Today’s Headlines

  • America’s First Public-Private Bikeshare System Ready to Roll in D.C. (NYT)
  • Surge in Popularity for Employer-Subsidized Transit (Biz Week)
  • Traffic, Ped Safety Top New Yorkers’ Quality of Life Concerns (AMNY)
  • Teenager Killed Crossing Brooklyn Street (Newsday)
  • Price of Gas Hasn’t Hit Ceiling Yet (Sun)
  • Upstate Pols Campaign Against Gas Tax (Politics on the Hudson)
  • Rising Fuel Prices May Curtail Field Trips for City Schools (Post)
  • More Cabbies Driving Hybrids (NYT)
  • New York Thruway Tolls Set to Rise (NY1)
  • Curb Cuts Pit Neighbor Against Neighbor in Dyker Heights (NYT)
  • Cap’n Transit Critiques COMMUTE’s BRT Plan
  • Hilary

    Households with curb cuts could be deemed ineligible for residential parking permits, should that come to pass. I have opposed all these cuts because of the environmental impact of paving the yards — but maybe in the end they will force the residents and the city to graduate from car dependency.

  • Larry Littlefield

    The curb cut issue shows what “the community” actually cares about when it addresses its public officials.

    There is also a provision, I believe, where you don’t get a ticket for parking in front of your own house and blocking your own curb cut. So a curb cut saves the space for you, and you can fill the garage with junk. While you are gone what could have been an on-street space is empty.

    In order to stop this, certain zoning districts have a rule that requires 34 feet between curb cuts and bans front yard parking, including the R5B district in Windsor Terrace. To see how effective this is look at the recent building on 17th Street bewtween 10th and 11th Avenues.

    The zoning (passed in 1989, not an obsolete and long-forgotten provision) intended a single curb cut to access a basement or rear yard parking facility, something that would have been easy to do given the slope of the street. And that’s what the self-certified plans showed.

    Take a look at what you get after some political influence and after-the-fact legalization. BTW, the zoning also required the new building to line up with those on either side. It makes a nice picture of a “livable street.”

    The rules, all the rules, are a joke — and are either never enforced except against certain people, or are enforced except against certain people, depending on the rule.

  • Mark Walker

    “Mommy, why is the sidewalk messed up in front of this house?”

    “That’s a driveway, darling.”

    “What’s a driveway, mommy?”

    “Back in the early 21st century, when lots of people had cars, they would park their cars in driveways.”

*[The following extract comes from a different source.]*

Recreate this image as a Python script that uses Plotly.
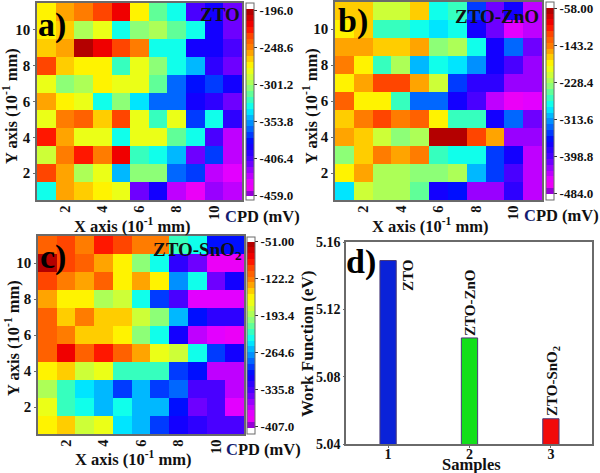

    “But no one we know has a car, except for a few rich people in Manhattan.”

    “Well, back in those days, people had more cars.”

    “I don’t like this driveway. It looks stupid. The people who did this were stupid!”

    “Not stupid, sweetie, just delusional. They thought the age of cheap gasoline would last forever. But the peak oil crisis put an end to that. Now let’s get a move on or we’ll miss the BRT.”

  • Larry Littlefield

    Actually MW, with gas prices soaring you need the curb cut even more.

    You need the car to prove you are in the “middle class,” but you can’t afford to use it. And moving it back and forth across the street for alternate side is a waste of money, and doesn’t seem worth it if you can only afford to drive once a month.

  • Any block or community serious about the issue of the lack of residential parking on their streets really needs to invite Zipcar to have a few spaces or start their own a neighborhood car sharing program.

    A community that knows each other better and trusts one another give each other rides and loan their cars to each other.

    Or they should consider munimeters for all day parking.

  • Bill Gouldman: “It is outrageous that both the State and Federal governments are getting tax windfalls as people suffer”

    Lie. Because all US gas taxes are on the idiotic cents per gallon scale instead of a percentage of sale price, the American public is specifically not participating in this “windfall” caused by surging global demand and expiring global supply. In fact our gas tax revenues are declining (slightly) along with consumption.

  • lol our very own Niccolo Machiavelli already pointed that out to those that dwell at “lohudblogs.com”

  • Hilary

    Streetbloggers may be interested in tuning into CSpan (147) to listen to Brookings institution discussion of inner city transportation..

  • jmc

    Does anyone know why the Escape hybrid is more popular than the camry hybrid? It seems like the camry is a better cab.

    I just got back from Buenos Aires where taxis were much smaller (often Chevy Astras, sometimes Corsa station wagons) and without the plastic partition we were able to fit 4 large guys in them. I took an escape with four people one night and almost was squeezed to death. Aren’t the partitions kind of things of the past?